Je tiens à préciser que ma première vidéo n’a pas bien marché en termes de vues. Il a fallu attendre la troisième ou la quatrième pour vraiment exploser et me faire connaître auprès d’un large public. C’était grâce à la vidéo que j’ai faite sur le général Dlimi, surtout. Quoi qu’il en soit, mon objectif n’est pas de générer un grand nombre d’interactions. J’estime viser une certaine élite. Ceux qui cherchent un contenu léger sur l’Histoire peuvent voir d’autres créateurs de contenu populistes qui vont leur dire par exemple qu’untel a battu toute une armée à lui tout seul (rire).

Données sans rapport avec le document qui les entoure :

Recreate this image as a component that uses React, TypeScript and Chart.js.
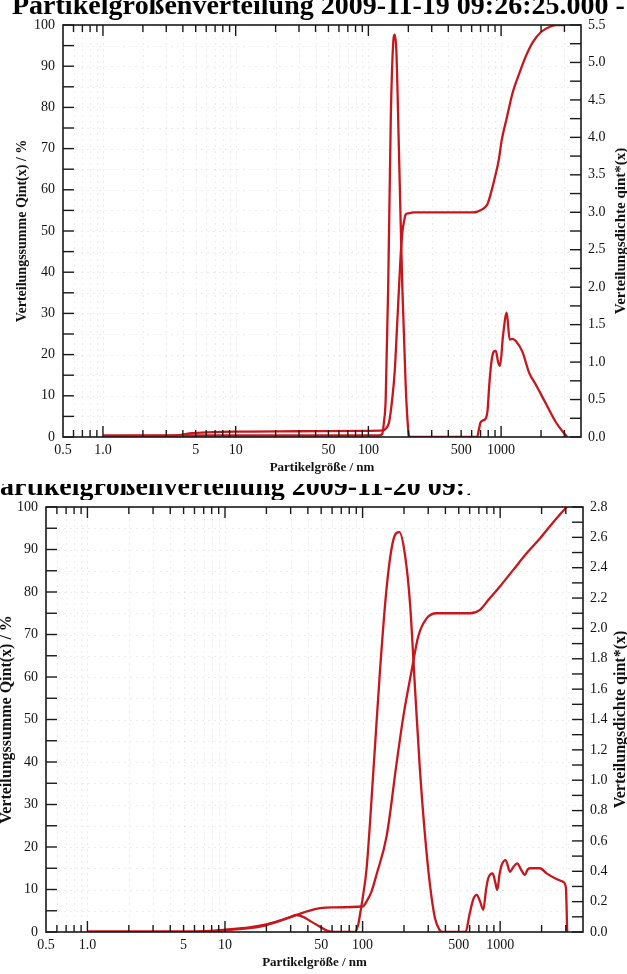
import React, { useEffect, useRef } from "react";
import { Chart, registerables } from "chart.js";

Chart.register(...registerables);

// ---------------- data ----------------
// upper measurement: cumulative distribution Qint(x) in %
const topSumSizes = [1, 3.5, 4, 4.5, 6, 10, 30, 100, 128, 135, 143, 151, 158, 165, 170, 175, 180, 186, 191, 200, 220, 400, 620, 662, 725, 788, 835, 885, 960, 1010, 1110, 1220, 1380, 1540, 1730, 2000, 2380, 2600, 3000];
const topSumValues = [0.2, 0.3, 0.6, 0.9, 1.1, 1.3, 1.4, 1.5, 1.6, 2.0, 3.5, 9, 16, 27.8, 36, 44, 49.5, 52.5, 54, 54.3, 54.5, 54.5, 54.5, 54.7, 55.3, 56.5, 59, 62.2, 67.2, 72, 77.8, 83.5, 88.5, 92.5, 95.8, 98.3, 99.7, 100, 100];
// upper measurement: density qint*(x)
const topDensSizes = [1, 120, 127, 131, 135, 141, 147.5, 153.6, 158, 162.5, 170, 180, 191, 200, 206, 660, 680, 703, 760, 790, 815, 845, 880, 912, 950, 982, 1035, 1103, 1160, 1220, 1290, 1446, 1625, 1824, 2168, 2580, 2980, 3155];
const topDensValues = [0.02, 0.02, 0.04, 0.2, 0.5, 2.0, 4.25, 5.24, 5.37, 5.15, 3.81, 2.02, 0.69, 0.08, 0, 0, 0.1, 0.2, 0.24, 0.35, 0.7, 1.0, 1.14, 1.15, 1.0, 0.95, 1.36, 1.66, 1.3, 1.31, 1.28, 1.14, 0.86, 0.7, 0.45, 0.2, 0.05, 0];

// lower measurement: cumulative distribution Qint(x) in %
const botSumSizes = [1, 5, 8, 10, 15, 18, 23.8, 30, 33, 40, 49, 60, 100, 107, 116, 126, 150, 177, 198, 227, 254, 292, 345, 603, 713, 819, 996, 1245, 1557, 1944, 2430, 3040];
const botSumValues = [0.1, 0.1, 0.2, 0.4, 0.9, 1.25, 2.4, 3.5, 4.0, 4.9, 5.6, 5.8, 6.0, 7.2, 9.5, 13.4, 22.8, 39.9, 50.8, 61.4, 69.6, 73.8, 75, 75, 75.8, 78.1, 81.3, 85.2, 89.1, 92.6, 96.4, 100];
// lower measurement: density qint*(x)
const botDensSizes = [1, 6, 8, 10, 15, 20, 25, 30, 33, 37, 42, 49, 55, 62, 88, 93, 96, 100, 107, 120, 134, 150, 167, 185, 203, 221, 240, 261, 284, 309, 336, 365, 380, 560, 600, 640, 675, 715, 754, 790, 819, 881, 920, 952, 990, 1025, 1096, 1178, 1250, 1331, 1420, 1514, 1580, 1645, 1944, 2176, 2500, 2873, 3006, 3070];
const botDensValues = [0.003, 0.003, 0.008, 0.015, 0.03, 0.05, 0.075, 0.1, 0.112, 0.1, 0.07, 0.035, 0.01, 0, 0, 0.05, 0.12, 0.22, 0.42, 1.07, 1.73, 2.28, 2.58, 2.635, 2.49, 2.17, 1.62, 1.07, 0.64, 0.31, 0.09, 0.01, 0, 0, 0.12, 0.22, 0.245, 0.2, 0.146, 0.28, 0.354, 0.386, 0.33, 0.277, 0.38, 0.44, 0.474, 0.397, 0.43, 0.452, 0.41, 0.376, 0.41, 0.42, 0.42, 0.386, 0.354, 0.33, 0.29, 0];

// ---------------- ticks & texts ----------------
const xLabelValues = [0.5, 1, 5, 10, 50, 100, 500, 1000];
const xLabelTexts = ["0.5", "1.0", "5", "10", "50", "100", "500", "1000"];
const xMajorTicks = [1, 10, 100, 1000];
const xMinorTicks = [0.6, 0.7, 0.8, 0.9, 2, 3, 4, 5, 6, 7, 8, 9, 20, 30, 40, 50, 60, 70, 80, 90, 200, 300, 400, 500, 600, 700, 800, 900, 2000, 3000];
const leftLabelValues = [0, 10, 20, 30, 40, 50, 60, 70, 80, 90, 100];
const leftMinorTicks = [5, 15, 25, 35, 45, 55, 65, 75, 85, 95];
const topRightLabels = [0, 0.5, 1, 1.5, 2, 2.5, 3, 3.5, 4, 4.5, 5, 5.5];
const topRightMinor = [0.25, 0.75, 1.25, 1.75, 2.25, 2.75, 3.25, 3.75, 4.25, 4.75, 5.25];
const botRightLabels = [0, 0.2, 0.4, 0.6, 0.8, 1.0, 1.2, 1.4, 1.6, 1.8, 2.0, 2.2, 2.4, 2.6, 2.8];
const botRightMinor = [0.1, 0.3, 0.5, 0.7, 0.9, 1.1, 1.3, 1.5, 1.7, 1.9, 2.1, 2.3, 2.5, 2.7];

const xTitle = "Partikelgröße / nm";
const leftTitle = "Verteilungssumme Qint(x) / %";
const rightTitle = "Verteilungsdichte qint*(x)";
const topHeading = "Partikelgrößenverteilung 2009-11-19 09:26:25.000 - 0";
const botHeading = "Partikelgrößenverteilung 2009-11-20 09:1";

const RED = "#c8161d";
const SERIF = '"Liberation Serif", "Times New Roman", serif';

type PanelCfg = {
  top: number;
  height: number;
  area: { left: number; right: number; top: number; bottom: number };
  rightMax: number;
  rightLabels: number[];
  rightMinor: number[];
  sumSizes: number[];
  sumValues: number[];
  densSizes: number[];
  densValues: number[];
  leftTitleX: number;
  rightTitleX: number;
  leftTitleFont: number;
  rightTitleFont: number;
  heading: string;
  headingX: number;
  headingY: number;
  headingClip: { x: number; y: number; w: number; h: number };
};

function makeDecor(cfg: PanelCfg) {
  return {
    id: "decor",
    beforeDatasetsDraw(chart: any) {
      const { ctx, chartArea: a, scales } = chart;
      ctx.save();
      ctx.strokeStyle = "rgba(0,0,0,0.07)";
      ctx.lineWidth = 1;
      ctx.setLineDash([2, 4]);
      for (const v of [...leftLabelValues, ...leftMinorTicks]) {
        const y = Math.round(scales.y.getPixelForValue(v)) + 0.5;
        ctx.beginPath();
        ctx.moveTo(a.left, y);
        ctx.lineTo(a.right, y);
        ctx.stroke();
      }
      for (const v of [...xMajorTicks, ...xMinorTicks]) {
        const x = Math.round(scales.x.getPixelForValue(v)) + 0.5;
        ctx.beginPath();
        ctx.moveTo(x, a.top);
        ctx.lineTo(x, a.bottom);
        ctx.stroke();
      }
      ctx.restore();
    },
    afterDatasetsDraw(chart: any) {
      const { ctx, chartArea: a, scales } = chart;
      ctx.save();
      ctx.strokeStyle = "#1a1a1a";
      ctx.fillStyle = "#111";
      // frame
      ctx.lineWidth = 1.6;
      ctx.strokeRect(a.left, a.top, a.right - a.left, a.bottom - a.top);
      ctx.lineWidth = 1.4;
      const line = (x1: number, y1: number, x2: number, y2: number) => {
        ctx.beginPath();
        ctx.moveTo(x1, y1);
        ctx.lineTo(x2, y2);
        ctx.stroke();
      };
      // x ticks (inward, bottom and top)
      for (const v of xMajorTicks) {
        const x = scales.x.getPixelForValue(v);
        line(x, a.bottom, x, a.bottom - 11);
        line(x, a.top, x, a.top + 11);
      }
      for (const v of xMinorTicks) {
        const x = scales.x.getPixelForValue(v);
        line(x, a.bottom, x, a.bottom - 7);
        line(x, a.top, x, a.top + 7);
      }
      // left ticks
      for (const v of [...leftLabelValues, ...leftMinorTicks]) {
        const y = scales.y.getPixelForValue(v);
        line(a.left, y, a.left + 11, y);
      }
      // right ticks
      for (const v of [...cfg.rightLabels, ...cfg.rightMinor]) {
        const y = scales.y2.getPixelForValue(v);
        line(a.right, y, a.right - 11, y);
      }
      // tick labels
      ctx.font = `14px ${SERIF}`;
      ctx.textBaseline = "middle";
      ctx.textAlign = "right";
      for (const v of leftLabelValues) {
        ctx.fillText(String(v), a.left - 8, scales.y.getPixelForValue(v));
      }
      ctx.textAlign = "left";
      for (const v of cfg.rightLabels) {
        ctx.fillText(v.toFixed(1), a.right + 7, scales.y2.getPixelForValue(v));
      }
      ctx.textAlign = "center";
      xLabelValues.forEach((v, i) => {
        ctx.fillText(xLabelTexts[i], scales.x.getPixelForValue(v), a.bottom + 13);
      });
      // axis titles
      ctx.font = `bold 13px ${SERIF}`;
      ctx.fillText(xTitle, (a.left + a.right) / 2, a.bottom + 31);
      const midY = (a.top + a.bottom) / 2;
      const vt: [number, string, number][] = [
        [cfg.leftTitleX, leftTitle, cfg.leftTitleFont],
        [cfg.rightTitleX, rightTitle, cfg.rightTitleFont],
      ];
      for (const [tx, txt, fs] of vt) {
        ctx.save();
        ctx.font = `bold ${fs}px ${SERIF}`;
        ctx.translate(tx, midY);
        ctx.rotate(-Math.PI / 2);
        ctx.fillText(txt, 0, 0);
        ctx.restore();
      }
      // cut-off page heading
      ctx.save();
      const c = cfg.headingClip;
      ctx.beginPath();
      ctx.rect(c.x, c.y, c.w, c.h);
      ctx.clip();
      ctx.font = `bold 28px ${SERIF}`;
      ctx.textAlign = "left";
      ctx.textBaseline = "alphabetic";
      ctx.fillStyle = "#000";
      ctx.fillText(cfg.heading, cfg.headingX, cfg.headingY);
      ctx.restore();
      ctx.restore();
    },
  };
}

function Panel({ cfg }: { cfg: PanelCfg }) {
  const ref = useRef<HTMLCanvasElement>(null);
  useEffect(() => {
    const canvas = ref.current;
    if (!canvas) return;
    const a = cfg.area;
    const chart = new Chart(canvas, {
      type: "line",
      data: {
        datasets: [
          {
            label: "Qint(x)",
            data: cfg.sumSizes.map((s, i) => ({ x: s, y: cfg.sumValues[i] })),
            yAxisID: "y",
            borderColor: RED,
            borderWidth: 2.3,
            pointRadius: 0,
            fill: false,
            cubicInterpolationMode: "monotone",
          },
          {
            label: "qint*(x)",
            data: cfg.densSizes.map((s, i) => ({ x: s, y: cfg.densValues[i] })),
            yAxisID: "y2",
            borderColor: RED,
            borderWidth: 2.3,
            pointRadius: 0,
            fill: false,
            cubicInterpolationMode: "monotone",
          },
        ],
      },
      options: {
        responsive: false,
        animation: false,
        layout: {
          padding: { left: a.left, right: 627 - a.right, top: a.top, bottom: cfg.height - a.bottom },
        },
        plugins: { legend: { display: false }, tooltip: { enabled: false }, title: { display: false } },
        scales: {
          x: { type: "logarithmic", min: 0.5, max: 4000, display: false },
          y: { type: "linear", min: 0, max: 100, display: false },
          y2: { type: "linear", min: 0, max: cfg.rightMax, display: false },
        },
      } as any,
      plugins: [makeDecor(cfg)],
    });
    return () => chart.destroy();
  }, [cfg]);
  return (
    <canvas
      ref={ref}
      width={627}
      height={cfg.height}
      style={{ position: "absolute", left: 0, top: cfg.top, width: 627, height: cfg.height }}
    />
  );
}

const topCfg: PanelCfg = {
  top: 0,
  height: 475,
  area: { left: 63, right: 581, top: 25, bottom: 437 },
  rightMax: 5.5,
  rightLabels: topRightLabels,
  rightMinor: topRightMinor,
  sumSizes: topSumSizes,
  sumValues: topSumValues,
  densSizes: topDensSizes,
  densValues: topDensValues,
  leftTitleX: 22,
  rightTitleX: 621,
  leftTitleFont: 14,
  rightTitleFont: 15,
  heading: topHeading,
  headingX: 12,
  headingY: 14,
  headingClip: { x: 0, y: 0, w: 627, h: 24 },
};

const botCfg: PanelCfg = {
  top: 475,
  height: 499,
  area: { left: 46, right: 583, top: 32, bottom: 457 },
  rightMax: 2.8,
  rightLabels: botRightLabels,
  rightMinor: botRightMinor,
  sumSizes: botSumSizes,
  sumValues: botSumValues,
  densSizes: botDensSizes,
  densValues: botDensValues,
  leftTitleX: 7,
  rightTitleX: 621,
  leftTitleFont: 16,
  rightTitleFont: 16,
  heading: botHeading,
  headingX: -17,
  headingY: 20,
  headingClip: { x: 0, y: 9, w: 470, h: 16 },
};

export default function App() {
  return (
    <div style={{ position: "absolute", left: 0, top: 0, width: 627, height: 974, background: "#fff", overflow: "hidden" }}>
      <Panel cfg={topCfg} />
      <Panel cfg={botCfg} />
    </div>
  );
}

Cela pose l’éternelle question de l’objectivité et des sources...
L’approche parfaitement académique et objective, c’est à l’université et autres espaces dédiés qu’il faut aller la chercher. On ne peut pas trouver cela sur les réseaux sociaux, à mon avis. Toutefois, j’estime qu’un créateur de contenu doit faire preuve d’un minimum d’objectivité et de respect des pratiques académiques, surtout quand il s’agit d’Histoire. Je pense par exemple à la question des sources utilisées dans les vidéos.
On remarque que l’intérêt des internautes pour les contenus historiques s’est accentué dernièrement, en réaction aux tentatives algériennes de s’approprier une partie de l’Histoire et du patrimoine marocain. Qu’en pensez-vous?
C’est un problème sérieux. Les opérations de destruction menée par des Algériens contre l’Histoire du Maroc ne sont pas isolées. C’est un travail bien organisée et je sais de quoi je parle.J’ai eu affaire à eux personnellement quand j’ai publié ma vidéo évoquant les populations de Tlemcen qui ont voulu prêter allégeance au sultan marocain. Je me suis fait attaquer par ces mouches électroniques et même par Doumir (youtuber algérien hostile au Maroc, lire Maroc Hebdo n° 1476 du 02 au 08 mars 2023, ndlr). J’ai signalé sa vidéo où il m’insulte et Youtube l’a bloqué. Ces gens-là ne peuvent pas prétendre pouvoir débattre du fond, car ils ne savent pas parler sans insulter et attaquer la personne.
Est-ce que les créateurs de contenu maro- cains comme vous peuvent aider à lutter contre ces tentatives algériennes de réviser l’Histoire?
Non, on ne peut pas faire ça. Un ou 10 Naoufal Chaara ou Amine Aouni ne suffiront jamais à les contrer. C’est un travail de services qu’il faut affronter avec un travail de service de notre coôté aussi. Je vais vous donner un exemple très récent: il y a quelques jours sur Google, la date de création du Maroc a été modifiée. Maintenant on voit que c’est le 7 avril 1956 (avant cette modification, la date était 789, année de l’arrivée d’Idriss Ier, fondateur de la première dynastie musulmane indépendante au Maroc, ndlr). Cette date est fixée sur la base des articles Wikipédia, et pour pouvoir la modifier il faut faire un travail acharné et de longue haleine. Contrairement à ce que beaucoup pensent, les articles Wikipédia sont difficiles à modifier. Cela montre que ces Algériens travaillent depuis des années et de manière organisée et non pas isolée pour infiltrer ces plateformes et appliquer par la suite leurs plans.
Que faire alors?
J’ai constitué un groupe de jeunes pour travailler sur des solutions mais cela n’a pas marché. Après j’ai sollicité le ministère de la Culture, et un de conseillers m’a demandé d’attendre deux mois pour avoir une réponse (rire). Il n’y a eu rien depuis. Le plus grave dans tout cela est que l’intelligence artificielle va nous écrire notre Histoire en ligne dans l’avenir. Et cette intelligence artificielle se base sur les articles de Wikipédia notamment. Il faut que le Maroc se dote en urgence d’une politique officielle dans ce sens avec les moyens qui vont avec.